Aromatic Note: Base note
One of about ten species of lichens in the genus, oakmoss is extremely difficult to cultivate but grows naturally in unpolluted atmospheres.
Oakmoss has a very complex ecology and reproductive biology which has proven to produce little success in propagation.
In ancient times it was imported from Greece and Cyprus to Egypt for packing embalmed mummies.
Today, it is one of the finest perfumery materials available and there are few high-class perfumes that do not contain at least a touch of oakmoss essential oil.
Oakmoss is found growing mostly on oak trees, hence the name, but is also found on sycamore, maple, willow and alder trees as well as on fences, walls, rocks and soil. The lichen is collected in the dry winter weather then dried and brought to market.
Synonyms: none known
Origin: Central and Southern Europe, particularly France and Italy, the Balkans, and Morocco
Parts Used: whole plant
Aroma Description: mossy forest notes, earthy, hint of sweetness
Cosmetic Uses: perfumery; has excellent fixative properties
Culinary Uses: used as a leavening agent for making bread, and as a hops substitute in beer
Medicinal Attributes: antibiotic properties; used by the pharmaceutical industry
Essential Oil: Yes, a highly valued perfumery ingredient with excellent fixative properties.
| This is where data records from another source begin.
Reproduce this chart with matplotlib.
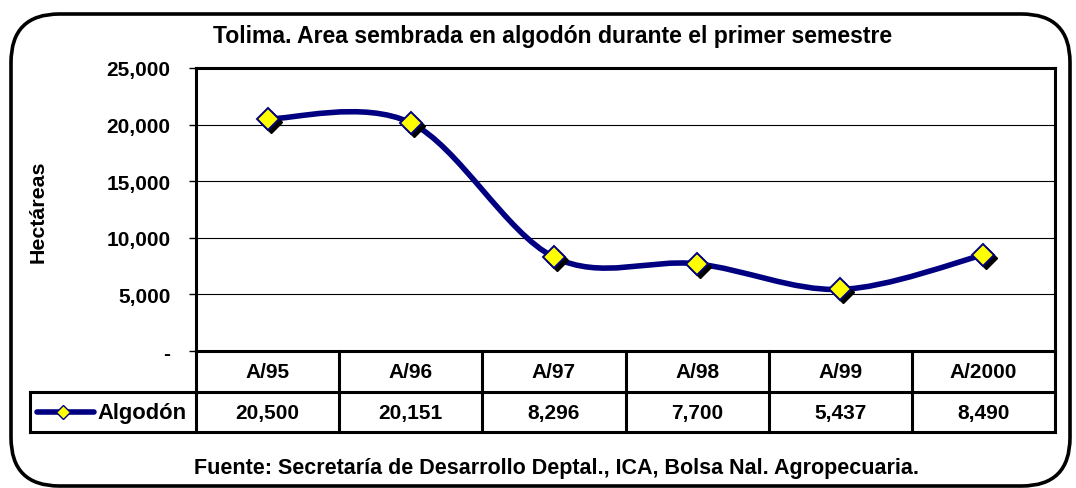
import numpy as np
import matplotlib
matplotlib.use("Agg")
import matplotlib.pyplot as plt
from matplotlib.path import Path
from matplotlib.patches import PathPatch, FancyBboxPatch
from matplotlib.lines import Line2D
import matplotlib.transforms as mtransforms

plt.rcParams['font.family'] = ['Liberation Sans', 'DejaVu Sans']
plt.rcParams['font.weight'] = 'bold'

# ---------------------------------------------------------
# Data
# ---------------------------------------------------------
campaigns = ['A/95', 'A/96', 'A/97', 'A/98', 'A/99', 'A/2000']
algodon = [20500, 20151, 8296, 7700, 5437, 8490]
series_name = 'Algodón'
yticks = [0, 5000, 10000, 15000, 20000, 25000]
ytick_labels = ['-', '5,000', '10,000', '15,000', '20,000', '25,000']

title = 'Tolima. Area sembrada en algodón durante el primer semestre'
ylabel = 'Hectáreas'
source = 'Fuente: Secretaría de Desarrollo Deptal., ICA, Bolsa Nal. Agropecuaria.'

W, H = 1076, 489
fig = plt.figure(figsize=(W / 100, H / 100), dpi=100)


def fx(x):
    return x / W


def fy(y):
    return 1 - y / H


# plot area (pixel box taken from reference)
left, right, top, bottom = 196, 1055, 69, 352
ax = fig.add_axes([fx(left), fy(bottom), fx(right - left), (bottom - top) / H])

n = len(campaigns)
xs = np.arange(n)
ys = np.array(algodon, dtype=float)

# smoothed line like Excel (cubic bezier through the points)
verts = [(xs[0], ys[0])]
codes = [Path.MOVETO]
for i in range(n - 1):
    p_prev = (xs[max(i - 1, 0)], ys[max(i - 1, 0)])
    p0 = (xs[i], ys[i])
    p1 = (xs[i + 1], ys[i + 1])
    p_next = (xs[min(i + 2, n - 1)], ys[min(i + 2, n - 1)])
    c1 = (p0[0] + (p1[0] - p_prev[0]) / 6, p0[1] + (p1[1] - p_prev[1]) / 6)
    c2 = (p1[0] - (p_next[0] - p0[0]) / 6, p1[1] - (p_next[1] - p0[1]) / 6)
    verts += [c1, c2, p1]
    codes += [Path.CURVE4] * 3
ax.add_patch(PathPatch(Path(verts, codes), facecolor='none',
                       edgecolor='#000080', lw=4, capstyle='round', zorder=3))

# marker shadow + marker
shadow = mtransforms.offset_copy(ax.transData, fig=fig, x=3, y=-3, units='dots')
ax.plot(xs, ys, ls='none', marker='D', ms=11, color='black', transform=shadow, zorder=4)
ax.plot(xs, ys, ls='none', marker='D', ms=11, markerfacecolor='#FFFF00',
        markeredgecolor='#000080', markeredgewidth=1.4, zorder=5)

ax.set_xlim(-0.5, n - 0.5)
ax.set_ylim(0, 25000)
ax.set_yticks(yticks)
ax.set_yticklabels(ytick_labels, fontsize=15, fontweight='bold')
ax.set_xticks([])
ax.tick_params(axis='y', direction='out', length=5, width=1, pad=13.5)
for v in yticks[1:-1]:
    ax.axhline(v, color='black', lw=0.8, zorder=1)
for s in ax.spines.values():
    s.set_linewidth(2.2)

fig.text(fx(38), fy(212), ylabel, rotation=90, ha='center', va='center',
         fontsize=15.4, fontweight='bold')
fig.text(fx(553), fy(37), title, ha='center', va='center', fontsize=16.6, fontweight='bold')
fig.text(fx(556), fy(469), source, ha='center', va='center', fontsize=15.5, fontweight='bold')

# ---------------------------------------------------------
# Data table under the chart
# ---------------------------------------------------------
row1, row2, row3 = 352, 393, 433
leg_left = 30
col_edges = np.linspace(left, right, n + 1)
lw_tab = 2.2

def hline(y, x0, x1):
    fig.add_artist(Line2D([fx(x0), fx(x1)], [fy(y), fy(y)], color='black', lw=lw_tab))

def vline(x, y0, y1):
    fig.add_artist(Line2D([fx(x), fx(x)], [fy(y0), fy(y1)], color='black', lw=lw_tab))

hline(row2, leg_left, right)
hline(row3, leg_left, right)
vline(leg_left, row2, row3)
for xe in col_edges:
    vline(xe, row1, row3)

for i in range(n):
    cx = (col_edges[i] + col_edges[i + 1]) / 2
    fig.text(fx(cx), fy((row1 + row2) / 2), campaigns[i], ha='center', va='center',
             fontsize=15, fontweight='bold')
    fig.text(fx(cx), fy((row2 + row3) / 2), f'{algodon[i]:,}', ha='center', va='center',
             fontsize=15, fontweight='bold')

# legend key
ky = (row2 + row3) / 2
fig.add_artist(Line2D([fx(37), fx(94)], [fy(ky), fy(ky)], color='#000080', lw=4,
                      solid_capstyle='round'))
fig.add_artist(Line2D([fx(63)], [fy(ky)], ls='none', marker='D', ms=7.5,
                      markerfacecolor='#FFFF00', markeredgecolor='#000080', markeredgewidth=1))
fig.text(fx(97), fy(ky), series_name, ha='left', va='center', fontsize=15.8, fontweight='bold')

# rounded frame
frame = FancyBboxPatch((fx(11), fy(487)), fx(1059), (487 - 15) / H,
                       boxstyle='round,pad=0,rounding_size=0.045',
                       transform=fig.transFigure, facecolor='none', edgecolor='black',
                       lw=2.6, mutation_aspect=W / H)
fig.add_artist(frame)

fig.savefig('out.png', dpi=100)
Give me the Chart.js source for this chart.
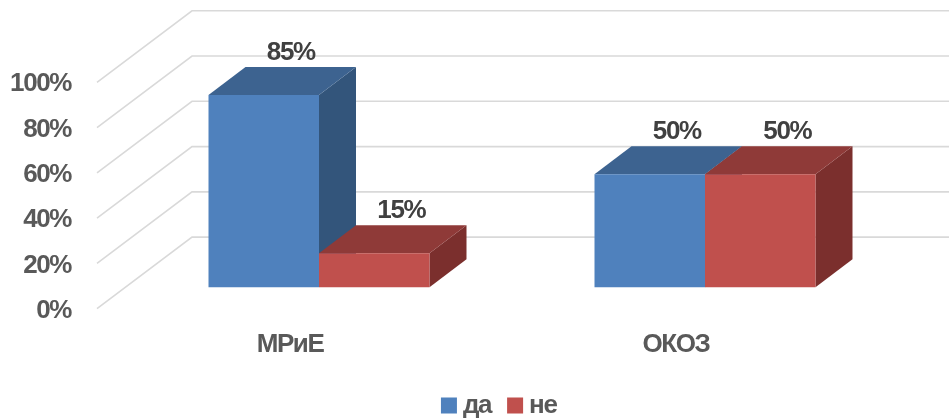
<!DOCTYPE html>
<html>
<head>
<meta charset="utf-8">
<style>html,body{margin:0;padding:0;background:#fff}#w{width:949px;height:420px}</style>
<script src="https://cdn.jsdelivr.net/npm/chart.js@4/dist/chart.umd.js"></script>
</head>
<body>
<div id="w"><canvas id="c"></canvas></div>
<script>
const categories = ['МРиЕ', 'ОКОЗ'];
const seriesDa = [85, 50];
const seriesNe = [15, 50];
const seriesNames = ['да', 'не'];
const yTicks = [0, 20, 40, 60, 80, 100];

const FONT = '"Liberation Sans",Arial,sans-serif';
const FONT_SIZE = 26;
const TIGHT = '-1.4px';
const WALL = {dx: 95, dy: -71.5};       // floor depth of the 3D box
const PLANE = {dx: 29, dy: -21.3};      // bars sit part-way back on the floor
const DEPTH = {dx: 37, dy: -28};        // depth of each bar
const FACES = [
  {front: '#4F81BD', top: '#3D6390', side: '#33557B'},
  {front: '#C0504D', top: '#8F3A38', side: '#7B2F2D'}
];

const poly = (ctx, pts, fill) => {
  ctx.beginPath();
  pts.forEach((p, i) => i ? ctx.lineTo(p[0], p[1]) : ctx.moveTo(p[0], p[1]));
  ctx.closePath();
  ctx.fillStyle = fill;
  ctx.fill();
};

const box3d = {
  id: 'box3d',
  beforeInit(chart) { chart.ctx.letterSpacing = TIGHT; },
  beforeUpdate(chart) { chart.ctx.letterSpacing = TIGHT; },
  beforeDraw(chart) { chart.ctx.letterSpacing = TIGHT; },
  afterLayout(chart) {
    chart.legend.left += 67.7;
    chart.legend.right += 67.7;
  },
  beforeDatasetsDraw(chart) {
    const {ctx, chartArea, scales: {y}} = chart;
    ctx.save();
    ctx.strokeStyle = '#D9D9D9';
    ctx.lineWidth = 1.6;
    yTicks.forEach(t => {
      const py = y.getPixelForValue(t);
      ctx.beginPath();
      ctx.moveTo(chartArea.left, py);
      ctx.lineTo(chartArea.left + WALL.dx, py + WALL.dy);
      ctx.lineTo(chart.width, py + WALL.dy);
      ctx.stroke();
    });
    ctx.restore();

    ctx.save();
    ctx.translate(PLANE.dx, PLANE.dy);
    chart.data.datasets.forEach((ds, di) => {
      const f = FACES[di];
      chart.getDatasetMeta(di).data.forEach(bar => {
        const l = bar.x - bar.width / 2, r = bar.x + bar.width / 2, t = bar.y, b = bar.base;
        poly(ctx, [[r, t], [r + DEPTH.dx, t + DEPTH.dy], [r + DEPTH.dx, b + DEPTH.dy], [r, b]], f.side);
        poly(ctx, [[l, t], [l + DEPTH.dx, t + DEPTH.dy], [r + DEPTH.dx, t + DEPTH.dy], [r, t]], f.top);
        bar.draw(ctx);
      });
    });
    ctx.restore();
    return false;
  },
  afterDraw(chart) {
    const {ctx} = chart;
    ctx.save();
    ctx.font = 'bold ' + FONT_SIZE + 'px ' + FONT;
    ctx.fillStyle = '#404040';
    ctx.textAlign = 'center';
    ctx.textBaseline = 'middle';
    chart.data.datasets.forEach((ds, di) => {
      chart.getDatasetMeta(di).data.forEach((bar, i) => {
        ctx.fillText(ds.data[i] + '%', bar.x + PLANE.dx + 27, bar.y + PLANE.dy - 42.5);
      });
    });
    ctx.restore();
  }
};

new Chart(document.getElementById('c'), {
  type: 'bar',
  data: {
    labels: categories,
    datasets: [
      {label: seriesNames[0], data: seriesDa, backgroundColor: FACES[0].front},
      {label: seriesNames[1], data: seriesNe, backgroundColor: FACES[1].front}
    ]
  },
  options: {
    responsive: true,
    maintainAspectRatio: false,
    animation: false,
    categoryPercentage: 0.5725,
    barPercentage: 1,
    layout: {padding: {top: 82.3, left: 0, right: 80, bottom: -8.5}},
    scales: {
      x: {
        grid: {display: false},
        border: {display: false},
        ticks: {color: '#595959', font: {family: FONT, size: FONT_SIZE, weight: 'bold'}, padding: 13, maxRotation: 0},
        afterFit: s => { s.height = 60.9; }
      },
      y: {
        min: 0,
        max: 100,
        grid: {display: false},
        border: {display: false},
        afterBuildTicks: s => { s.ticks = yTicks.map(v => ({value: v})); },
        ticks: {color: '#595959', font: {family: FONT, size: FONT_SIZE, weight: 'bold'}, padding: 18, labelOffset: 2, callback: v => v + '%'},
        afterFit: s => { s.width = 97; }
      }
    },
    plugins: {
      tooltip: {enabled: false},
      legend: {
        position: 'bottom',
        labels: {
          usePointStyle: true,
          pointStyle: 'rect',
          boxHeight: 16,
          boxWidth: 2,
          padding: 23,
          color: '#595959',
          font: {family: FONT, size: FONT_SIZE, weight: 'bold'}
        }
      }
    }
  },
  plugins: [box3d]
});
</script>
</body>
</html>
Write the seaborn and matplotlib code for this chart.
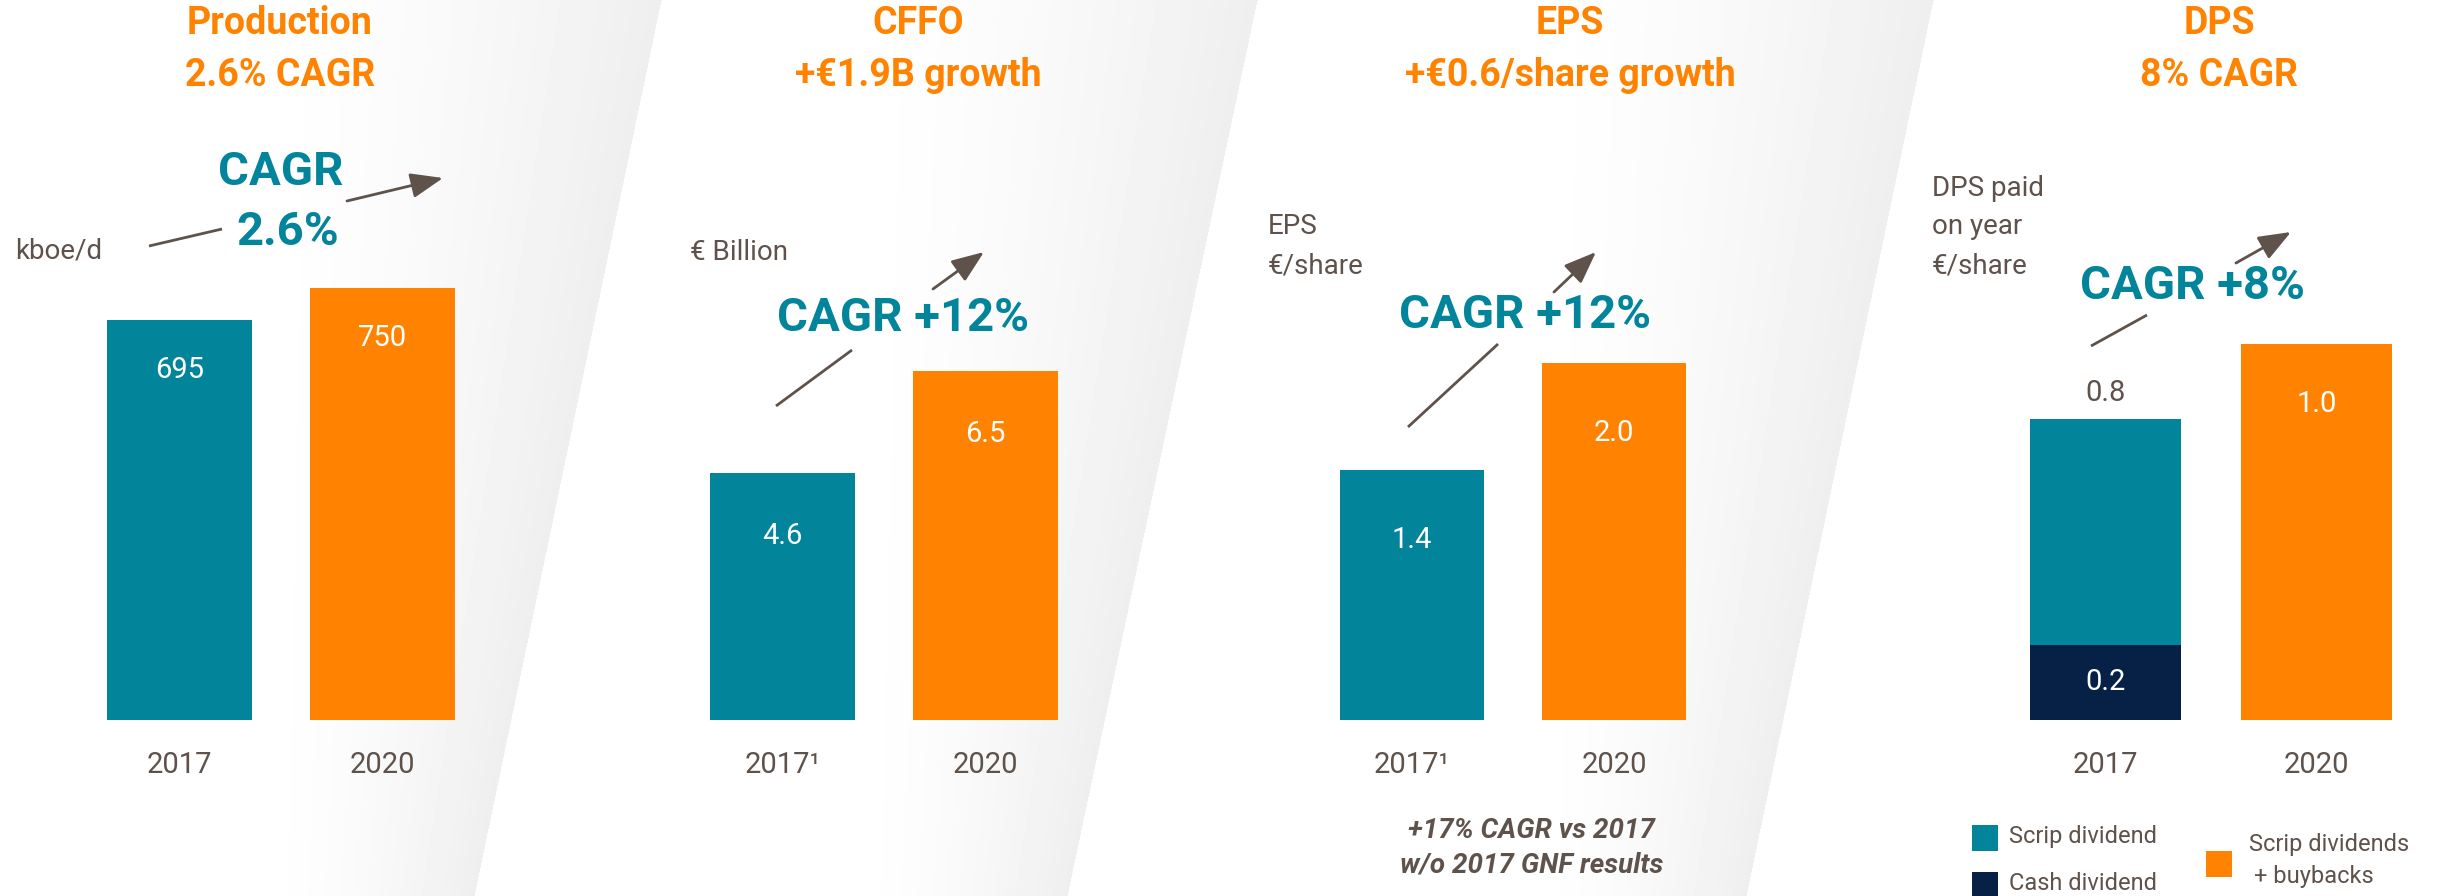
import numpy as np
import matplotlib.pyplot as plt
import seaborn as sns
from matplotlib.patches import Rectangle

# ---------------------------------------------------------
# data
# ---------------------------------------------------------
years = ["2017", "2020"]
production = [695, 750]          # kboe/d
cffo = [4.6, 6.5]                # € billion
eps = [1.4, 2.0]                 # €/share
dps_scrip = [0.6, 1.0]           # €/share (2020 = scrip dividends + buybacks)
dps_cash = [0.2, 0.0]            # €/share
dps_total = [s + c for s, c in zip(dps_scrip, dps_cash)]

# ---------------------------------------------------------
# style
# ---------------------------------------------------------
sns.set_theme(style="white")
plt.rcParams['font.family'] = ['Roboto', 'DejaVu Sans']

TEAL = "#02849B"
ORANGE = "#FF8300"
NAVY = "#062046"
BROWN = "#5E524B"

W, H = 2437, 896
fig = plt.figure(figsize=(W / 100, H / 100), dpi=100)
fig.patch.set_facecolor("white")


def rect(left, width, top=100, bottom=720):
    return [left / W, 1 - bottom / H, width / W, (bottom - top) / H]


# ---------------------------------------------------------
# faint background wedges
# ---------------------------------------------------------
bg = fig.add_axes([0, 0, 1, 1], zorder=-5)
bg.set_xlim(0, W)
bg.set_ylim(H, 0)
bg.axis("off")
yy, xx = np.mgrid[0:H, 0:W]
shade = np.ones((H, W))
for x_top, x_bot, w_top, w_bot in [(661, 474, 420, 220), (1257, 1067, 420, 220), (1933, 1746, 420, 220)]:
    edge = x_top + (x_bot - x_top) * yy / H
    wid = w_top + (w_bot - w_top) * yy / H
    t = (xx - (edge - wid)) / wid
    inside = (t >= 0) & (t <= 1)
    shade = np.where(inside, np.minimum(shade, 1 - 0.065 * t ** 1.5), shade)
bg.imshow(shade, cmap="gray", vmin=0, vmax=1, extent=(0, W, H, 0), aspect="auto")


# ---------------------------------------------------------
# bar panels
# ---------------------------------------------------------
def bar_panel(left, width, values, bar_w=0.714):
    ax = fig.add_axes(rect(left, width))
    sns.barplot(x=years, y=values, hue=years, palette=[TEAL, ORANGE],
                legend=False, width=bar_w, saturation=1, linewidth=0, ax=ax)
    return ax


def finish(ax, ymax, ticks):
    ax.set_ylim(0, ymax)
    ax.set_xlim(-0.5, 1.5)
    ax.set_facecolor("none")
    sns.despine(ax=ax, left=True, bottom=True)
    ax.set_yticks([])
    ax.set_xticks([0, 1])
    ax.set_xticklabels(ticks)
    ax.tick_params(axis="x", length=0, pad=22, labelsize=21, labelcolor=BROWN)
    ax.set_xlabel("")
    ax.set_ylabel("")


def inside_labels(ax, values, fmt, offset):
    for i, v in enumerate(values):
        ax.annotate(fmt.format(v), xy=(i, v), xytext=(0, -offset),
                    textcoords="offset pixels", ha="center", va="center",
                    color="white", fontsize=21)


ax1 = bar_panel(78, 406, production)
finish(ax1, 1077, years)
inside_labels(ax1, production, "{:.0f}", 50)

ax2 = bar_panel(681, 406, cffo)
finish(ax2, 11.55, ["2017¹", "2020"])
inside_labels(ax2, cffo, "{:.1f}", 63)

ax3 = bar_panel(1311, 404, eps)
finish(ax3, 3.473, ["2017¹", "2020"])
inside_labels(ax3, eps, "{:.1f}", 70)

ax4 = bar_panel(2000, 422, dps_total, bar_w=0.716)
sns.barplot(x=years, y=dps_cash, color=NAVY, width=0.716, saturation=1,
            linewidth=0, ax=ax4)
finish(ax4, 1.649, years)
ax4.annotate("{:.1f}".format(dps_total[0]), xy=(0, dps_total[0]), xytext=(0, 26),
             textcoords="offset pixels", ha="center", va="center", color=BROWN, fontsize=21)
ax4.annotate("{:.1f}".format(dps_total[1]), xy=(1, dps_total[1]), xytext=(0, -60),
             textcoords="offset pixels", ha="center", va="center", color="white", fontsize=21)
ax4.annotate("{:.1f}".format(dps_cash[0]), xy=(0, dps_cash[0] / 2), ha="center",
             va="center", color="white", fontsize=21)

# ---------------------------------------------------------
# overlay: titles, units, CAGR call-outs, legend
# ---------------------------------------------------------
ov = fig.add_axes([0, 0, 1, 1], zorder=5)
ov.set_xlim(0, W)
ov.set_ylim(H, 0)
ov.axis("off")
ov.patch.set_alpha(0)

titles = [(280, "Production", "2.6% CAGR"), (918, "CFFO", "+€1.9B growth"),
          (1570, "EPS", "+€0.6/share growth"), (2219, "DPS", "8% CAGR")]
for x, l1, l2 in titles:
    ov.text(x, 24, l1, ha="center", va="center", fontsize=27, fontweight="bold", color=ORANGE)
    ov.text(x, 75, l2, ha="center", va="center", fontsize=27, fontweight="bold", color=ORANGE)

units = [(15, 251, "kboe/d"), (690, 252, "€ Billion"), (1268, 227, "EPS"),
         (1268, 266, "€/share"), (1932, 188, "DPS paid"), (1932, 227, "on year"),
         (1932, 266, "€/share")]
for x, y, s in units:
    ov.text(x, y, s, ha="left", va="center", fontsize=20, color=BROWN)

cagr = [(281, 172, "CAGR"), (288, 232, "2.6%"), (903, 318, "CAGR +12%"),
        (1525, 315, "CAGR +12%"), (2192, 286, "CAGR +8%")]
for x, y, s in cagr:
    ov.text(x, y, s, ha="center", va="center", fontsize=34, fontweight="bold", color=TEAL)

tails = [((149, 246), (222, 229)), ((776, 406), (852, 350)),
         ((1408, 427), (1498, 344)), ((2091, 346), (2147, 315))]
for (x0, y0), (x1, y1) in tails:
    ov.plot([x0, x1], [y0, y1], color=BROWN, lw=2, solid_capstyle="butt")

heads = [((347, 201), (443, 178)), ((933, 289), (984, 252)),
         ((1554, 292), (1596, 252)), ((2236, 263), (2291, 232))]
for start, end in heads:
    ov.annotate("", xy=end, xytext=start,
                arrowprops=dict(arrowstyle="-|>,head_length=0.9,head_width=0.35",
                                color=BROWN, lw=2, mutation_scale=22,
                                shrinkA=0, shrinkB=0))

ov.text(1531, 830, "+17% CAGR vs 2017", ha="center", va="center", fontsize=20,
        fontweight="bold", fontstyle="italic", color=BROWN)
ov.text(1532, 865, "w/o 2017 GNF results", ha="center", va="center", fontsize=20,
        fontweight="bold", fontstyle="italic", color=BROWN)

# legend
for (x, y), c in [((1972, 825), TEAL), ((1972, 872), NAVY), ((2206, 851), ORANGE)]:
    ov.add_patch(Rectangle((x, y), 26, 26, color=c, lw=0))
ov.text(2009, 837, "Scrip dividend", ha="left", va="center", fontsize=17, color=BROWN)
ov.text(2009, 883, "Cash dividend", ha="left", va="center", fontsize=17, color=BROWN)
ov.text(2249, 845, "Scrip dividends", ha="left", va="center", fontsize=17, color=BROWN)
ov.text(2254, 877, "+ buybacks", ha="left", va="center", fontsize=17, color=BROWN)

fig.savefig("out.png", dpi=100, facecolor="white")
plt.close(fig)
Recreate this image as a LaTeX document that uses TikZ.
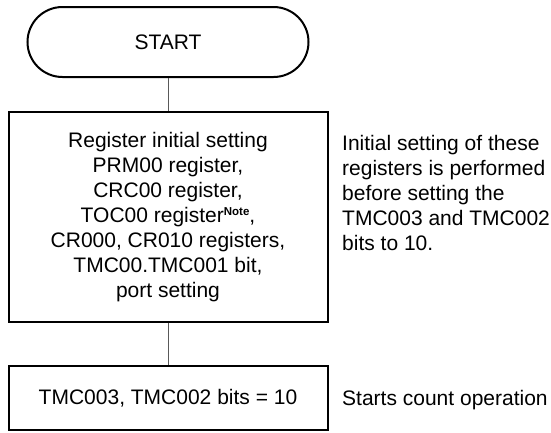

Concretes, absolutes, resins, resinoids, etc. are all manufactured, though they usually include several related lichen species to improve odor quality.
Mixes Well With: basil, burgundy pitch, cedar, chamomile, galbanum, guggul, juniper, labdanum, lavender, mugwort, myrrh, nutmeg, opoponax, palo santo wood, pine needles, pine resin, rose, spikenard, tonka beans, valerian root, etc.